All this to say that dressing in this way, almost cosplaying a traditional 1950s style, can be just as fun as dressing sexy, particularly in a season where the silhouettes are overarchingly 'womanly', with just a hint of what you might call frisson. "The peplum silhouette returning as a sophisticated jacket (Liberowe) or top (Ashlynn) signalled a reverence for femininity in fashion," says Zhang, adding, "More structured bags in east-west shoulder (Alaïa) and top-handle shapes (Marge Sherwood) add a feminine gesture to complete the look." Other garments that should be on your mood board include car coats, high-waisted cigarette trousers and pleated skirts, as well as details such as lace hosiery, peep-toe shoes, waist belts and drop earrings. Instead of pairing these all together, however, you should feel at liberty to mix things up.
For Walton, the key is balance. "I wear a lot of vintage, and some of those pieces have a certain 'ladylike' connotation. For me, the trick is to modernise them by pairing them with something a little unexpected. So I might wear a contemporary dress but add a vintage pair of gloves or small purse," she explains. Chloé's jelly mules—a peep-toe, bow-embellished sandal made entirely out of blue-tinted TPU—are her only new purchase of late, an item of footwear which falls "somewhere between a life-sized Barbie shoe and Cinderella’s glass slipper," but which you could pair with a windbreaker-style jacket and knee-length capri leggings instead of a circle skirt.
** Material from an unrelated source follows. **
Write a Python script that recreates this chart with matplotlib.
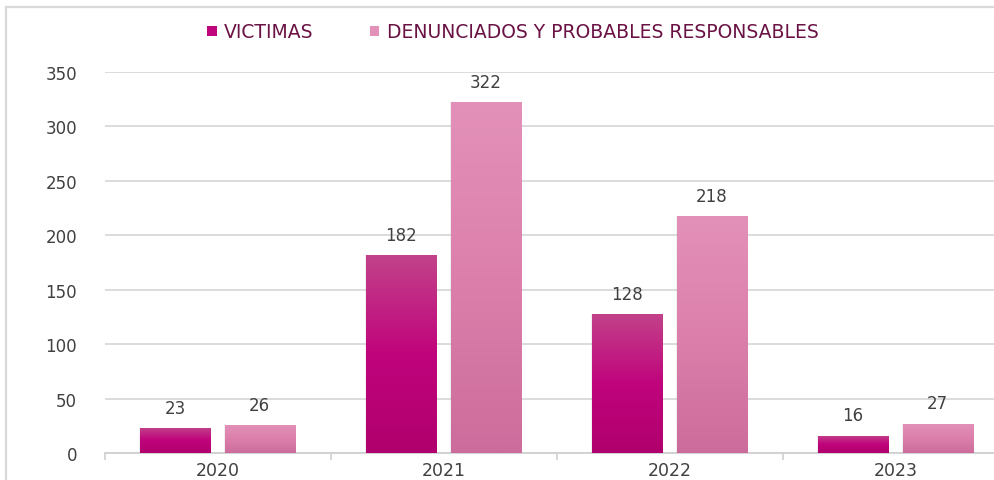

Ferragamo’s Vara Bow, a shoe line that includes a high-heel stiletto, a low-heel slide, pumps and slingbacks, is described as a design both "elegant and sensual" (Christy Turlington wears the stiletto in the brand’s spring campaign). You could lean into this so-called 'ladylike' vibe or use it to counterbalance baggy tailoring or elevate denim, equal parts comfortable and chic.
That’s the thing about being a "lady": the word means different things to different people, but it always, always, contains multitudes.